• **Given instruction**
Exactly reproduce the entries, dropping any pictures from your copy.

[begin Supplied material]

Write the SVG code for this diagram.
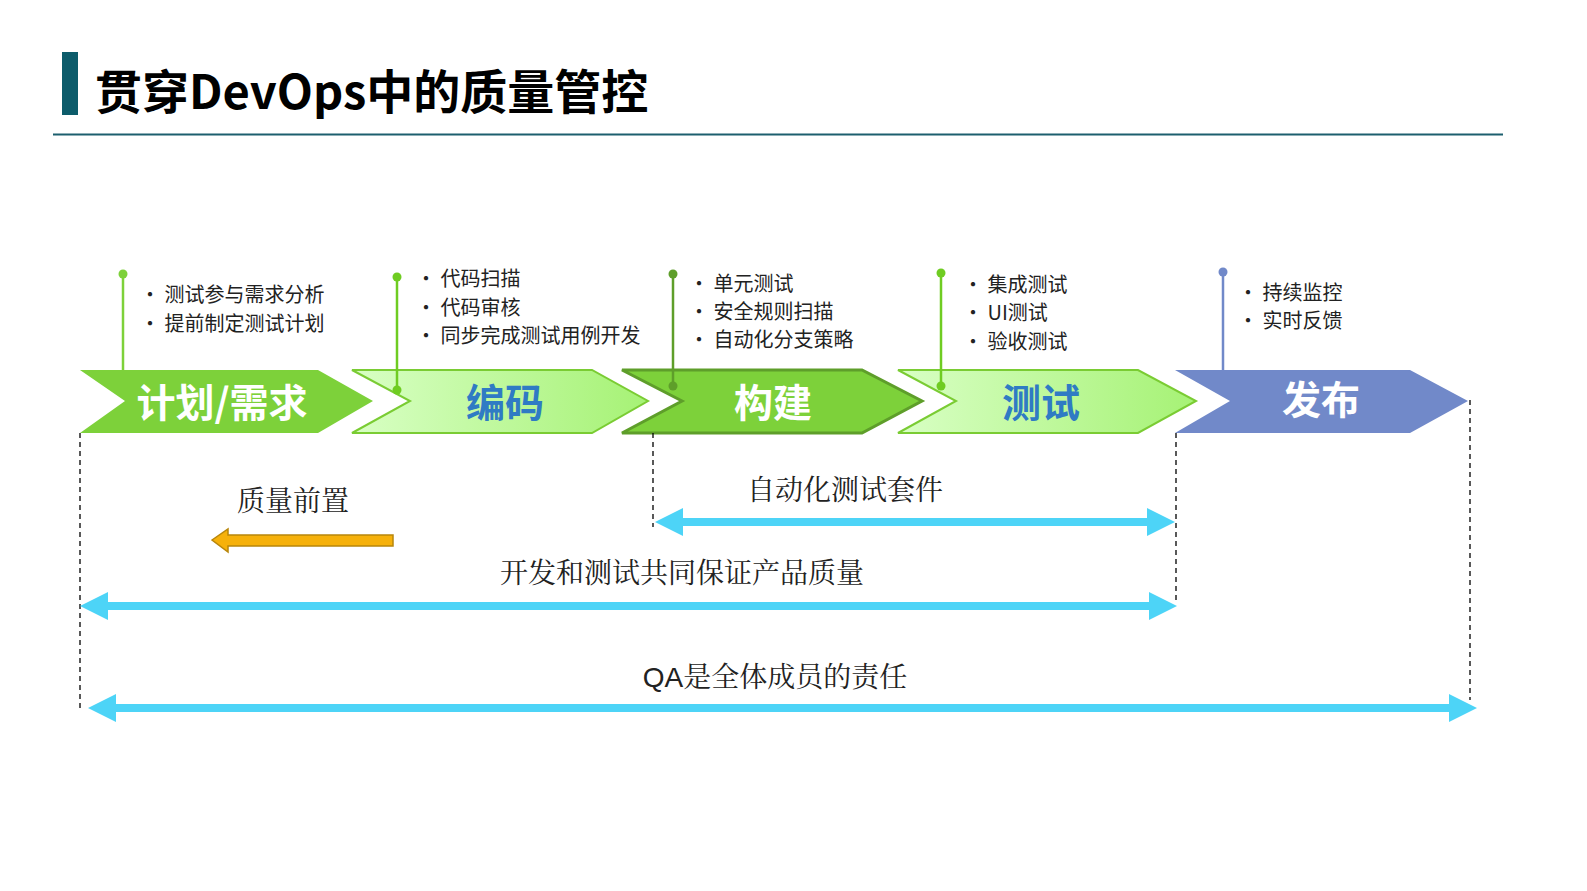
<svg xmlns="http://www.w3.org/2000/svg" width="1587" height="891" viewBox="0 0 1587 891">
<defs>
<linearGradient id="lg" x1="0" y1="0" x2="1" y2="0"><stop offset="0" stop-color="#d8ffc4"/><stop offset="1" stop-color="#a6f275"/></linearGradient>
<style>
.t{font-family:"Noto Sans CJK SC","Liberation Sans",sans-serif}
.b{font-size:20px;fill:#222}
.lbl{font-size:39px;font-weight:bold;text-anchor:middle}
.sf{font-family:"Noto Serif CJK SC","Liberation Serif","Noto Sans CJK SC",serif;font-size:28px;fill:#222;text-anchor:middle}
.dash{stroke:#000;stroke-width:1.3;stroke-dasharray:5,4;fill:none}
.ar{fill:#4dd4f7}
</style>
</defs>
<rect x="62" y="52" width="16" height="63" fill="#0d5c6b"/>
<text x="95" y="109" class="t" font-size="47" font-weight="bold" fill="#000">贯穿DevOps中的质量管控</text>
<line x1="53" y1="134.5" x2="1503" y2="134.5" stroke="#1c5f6e" stroke-width="2"/>

<g id="n1"><polygon points="80,370 318,370 373,401 318,433 80,433 125,401" fill="#7dd13a"/>
<line x1="123" y1="274" x2="123" y2="370" stroke="#7dd13a" stroke-width="2.5"/><circle cx="123" cy="274" r="4.5" fill="#7dd13a"/>
<text x="222" y="417" class="t lbl" fill="#fff">计划/需求</text>
<text class="t b"><tspan x="140" y="302">•   测试参与需求分析</tspan><tspan x="140" y="331">•   提前制定测试计划</tspan></text></g>

<g id="n2"><polygon points="352,370 592,370 648,401 592,433 352,433 410,401" fill="url(#lg)" stroke="#7acc33" stroke-width="2"/>
<line x1="397" y1="277" x2="397" y2="390" stroke="#6fcc22" stroke-width="2.5"/><circle cx="397" cy="277" r="4.5" fill="#6fcc22"/><circle cx="397" cy="390" r="4.5" fill="#6fcc22"/>
<text x="505" y="417" class="t lbl" fill="#2f7bc4">编码</text>
<text class="t b"><tspan x="416" y="286">•   代码扫描</tspan><tspan x="416" y="315">•   代码审核</tspan><tspan x="416" y="343">•   同步完成测试用例开发</tspan></text></g>

<g id="n3"><polygon points="622,370 862,370 922,401 862,433 622,433 682,401" fill="#7dd13a" stroke="#5e9e2a" stroke-width="3"/>
<line x1="673" y1="274" x2="673" y2="386" stroke="#5e9e2a" stroke-width="2.5"/><circle cx="673" cy="274" r="4.5" fill="#5e9e2a"/><circle cx="673" cy="386" r="4.5" fill="#5e9e2a"/>
<text x="773" y="417" class="t lbl" fill="#fff">构建</text>
<text class="t b"><tspan x="689" y="291">•   单元测试</tspan><tspan x="689" y="319">•   安全规则扫描</tspan><tspan x="689" y="347">•   自动化分支策略</tspan></text></g>

<g id="n4"><polygon points="898,370 1138,370 1196,401 1138,433 898,433 956,401" fill="url(#lg)" stroke="#7acc33" stroke-width="2"/>
<line x1="941" y1="273" x2="941" y2="386" stroke="#6fcc22" stroke-width="2.5"/><circle cx="941" cy="273" r="4.5" fill="#6fcc22"/><circle cx="941" cy="386" r="4.5" fill="#6fcc22"/>
<text x="1041" y="417" class="t lbl" fill="#2f7bc4">测试</text>
<text class="t b"><tspan x="963" y="292">•   集成测试</tspan><tspan x="963" y="320">•   UI测试</tspan><tspan x="963" y="349">•   验收测试</tspan></text></g>

<g id="n5"><polygon points="1175,370 1410,370 1468,401 1410,433 1175,433 1230,401" fill="#7189c9"/>
<line x1="1223" y1="272" x2="1223" y2="370" stroke="#7189c9" stroke-width="2.5"/><circle cx="1223" cy="272" r="4.5" fill="#7189c9"/>
<text x="1321" y="414" class="t lbl" fill="#fff">发布</text>
<text class="t b"><tspan x="1238" y="300">•   持续监控</tspan><tspan x="1238" y="328">•   实时反馈</tspan></text></g>

<g id="connectors">
<line x1="80" y1="433" x2="80" y2="710" class="dash"/>
<line x1="653" y1="433" x2="653" y2="527" class="dash"/>
<line x1="1176" y1="433" x2="1176" y2="602" class="dash"/>
<line x1="1470" y1="400" x2="1470" y2="700" class="dash"/>
<polygon class="ar" points="655,522 683,508 683,518 1147,518 1147,508 1175,522 1147,536 1147,526 683,526 683,536"/>
<polygon class="ar" points="80,606 108,592 108,602 1149,602 1149,592 1177,606 1149,620 1149,610 108,610 108,620"/>
<polygon class="ar" points="88,708 116,694 116,704 1449,704 1449,694 1477,708 1449,722 1449,712 116,712 116,722"/>
<polygon points="212,540 228,529 228,535 393,535 393,546 228,546 228,552" fill="#f6b10b" stroke="#b8860b" stroke-width="1.5"/>
</g>
<text x="293" y="511" class="sf">质量前置</text>
<text x="845" y="500" class="sf">自动化测试套件</text>
<text x="682" y="583" class="sf">开发和测试共同保证产品质量</text>
<text x="775" y="687" class="sf"><tspan font-family="Liberation Sans,sans-serif">QA</tspan>是全体成员的责任</text>
</svg>
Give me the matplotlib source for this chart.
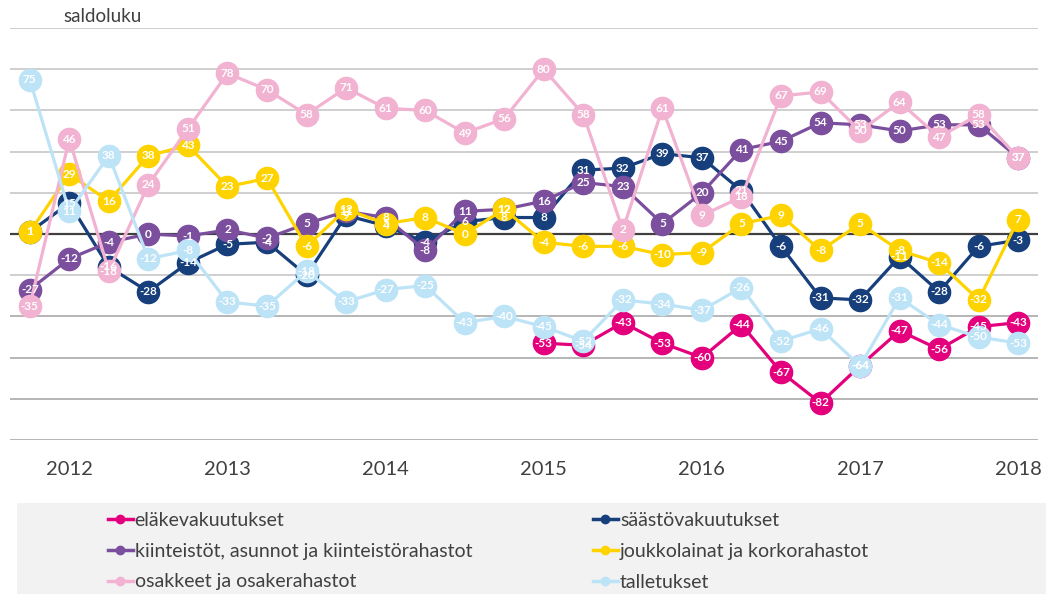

[end Supplied material]

• **Reply**
Write the SVG code for this diagram.
<svg xmlns="http://www.w3.org/2000/svg" width="1587" height="891" viewBox="0 0 1587 891">
<defs>
<linearGradient id="lg" x1="0" y1="0" x2="1" y2="0"><stop offset="0" stop-color="#d8ffc4"/><stop offset="1" stop-color="#a6f275"/></linearGradient>
<style>
.t{font-family:"Noto Sans CJK SC","Liberation Sans",sans-serif}
.b{font-size:20px;fill:#222}
.lbl{font-size:39px;font-weight:bold;text-anchor:middle}
.sf{font-family:"Noto Serif CJK SC","Liberation Serif","Noto Sans CJK SC",serif;font-size:28px;fill:#222;text-anchor:middle}
.dash{stroke:#000;stroke-width:1.3;stroke-dasharray:5,4;fill:none}
.ar{fill:#4dd4f7}
</style>
</defs>
<rect x="62" y="52" width="16" height="63" fill="#0d5c6b"/>
<text x="95" y="109" class="t" font-size="47" font-weight="bold" fill="#000">贯穿DevOps中的质量管控</text>
<line x1="53" y1="134.5" x2="1503" y2="134.5" stroke="#1c5f6e" stroke-width="2"/>

<g id="n1"><polygon points="80,370 318,370 373,401 318,433 80,433 125,401" fill="#7dd13a"/>
<line x1="123" y1="274" x2="123" y2="370" stroke="#7dd13a" stroke-width="2.5"/><circle cx="123" cy="274" r="4.5" fill="#7dd13a"/>
<text x="222" y="417" class="t lbl" fill="#fff">计划/需求</text>
<text class="t b"><tspan x="140" y="302">•   测试参与需求分析</tspan><tspan x="140" y="331">•   提前制定测试计划</tspan></text></g>

<g id="n2"><polygon points="352,370 592,370 648,401 592,433 352,433 410,401" fill="url(#lg)" stroke="#7acc33" stroke-width="2"/>
<line x1="397" y1="277" x2="397" y2="390" stroke="#6fcc22" stroke-width="2.5"/><circle cx="397" cy="277" r="4.5" fill="#6fcc22"/><circle cx="397" cy="390" r="4.5" fill="#6fcc22"/>
<text x="505" y="417" class="t lbl" fill="#2f7bc4">编码</text>
<text class="t b"><tspan x="416" y="286">•   代码扫描</tspan><tspan x="416" y="315">•   代码审核</tspan><tspan x="416" y="343">•   同步完成测试用例开发</tspan></text></g>

<g id="n3"><polygon points="622,370 862,370 922,401 862,433 622,433 682,401" fill="#7dd13a" stroke="#5e9e2a" stroke-width="3"/>
<line x1="673" y1="274" x2="673" y2="386" stroke="#5e9e2a" stroke-width="2.5"/><circle cx="673" cy="274" r="4.5" fill="#5e9e2a"/><circle cx="673" cy="386" r="4.5" fill="#5e9e2a"/>
<text x="773" y="417" class="t lbl" fill="#fff">构建</text>
<text class="t b"><tspan x="689" y="291">•   单元测试</tspan><tspan x="689" y="319">•   安全规则扫描</tspan><tspan x="689" y="347">•   自动化分支策略</tspan></text></g>

<g id="n4"><polygon points="898,370 1138,370 1196,401 1138,433 898,433 956,401" fill="url(#lg)" stroke="#7acc33" stroke-width="2"/>
<line x1="941" y1="273" x2="941" y2="386" stroke="#6fcc22" stroke-width="2.5"/><circle cx="941" cy="273" r="4.5" fill="#6fcc22"/><circle cx="941" cy="386" r="4.5" fill="#6fcc22"/>
<text x="1041" y="417" class="t lbl" fill="#2f7bc4">测试</text>
<text class="t b"><tspan x="963" y="292">•   集成测试</tspan><tspan x="963" y="320">•   UI测试</tspan><tspan x="963" y="349">•   验收测试</tspan></text></g>

<g id="n5"><polygon points="1175,370 1410,370 1468,401 1410,433 1175,433 1230,401" fill="#7189c9"/>
<line x1="1223" y1="272" x2="1223" y2="370" stroke="#7189c9" stroke-width="2.5"/><circle cx="1223" cy="272" r="4.5" fill="#7189c9"/>
<text x="1321" y="414" class="t lbl" fill="#fff">发布</text>
<text class="t b"><tspan x="1238" y="300">•   持续监控</tspan><tspan x="1238" y="328">•   实时反馈</tspan></text></g>

<g id="connectors">
<line x1="80" y1="433" x2="80" y2="710" class="dash"/>
<line x1="653" y1="433" x2="653" y2="527" class="dash"/>
<line x1="1176" y1="433" x2="1176" y2="602" class="dash"/>
<line x1="1470" y1="400" x2="1470" y2="700" class="dash"/>
<polygon class="ar" points="655,522 683,508 683,518 1147,518 1147,508 1175,522 1147,536 1147,526 683,526 683,536"/>
<polygon class="ar" points="80,606 108,592 108,602 1149,602 1149,592 1177,606 1149,620 1149,610 108,610 108,620"/>
<polygon class="ar" points="88,708 116,694 116,704 1449,704 1449,694 1477,708 1449,722 1449,712 116,712 116,722"/>
<polygon points="212,540 228,529 228,535 393,535 393,546 228,546 228,552" fill="#f6b10b" stroke="#b8860b" stroke-width="1.5"/>
</g>
<text x="293" y="511" class="sf">质量前置</text>
<text x="845" y="500" class="sf">自动化测试套件</text>
<text x="682" y="583" class="sf">开发和测试共同保证产品质量</text>
<text x="775" y="687" class="sf"><tspan font-family="Liberation Sans,sans-serif">QA</tspan>是全体成员的责任</text>
</svg>
Give me the matplotlib source for this chart.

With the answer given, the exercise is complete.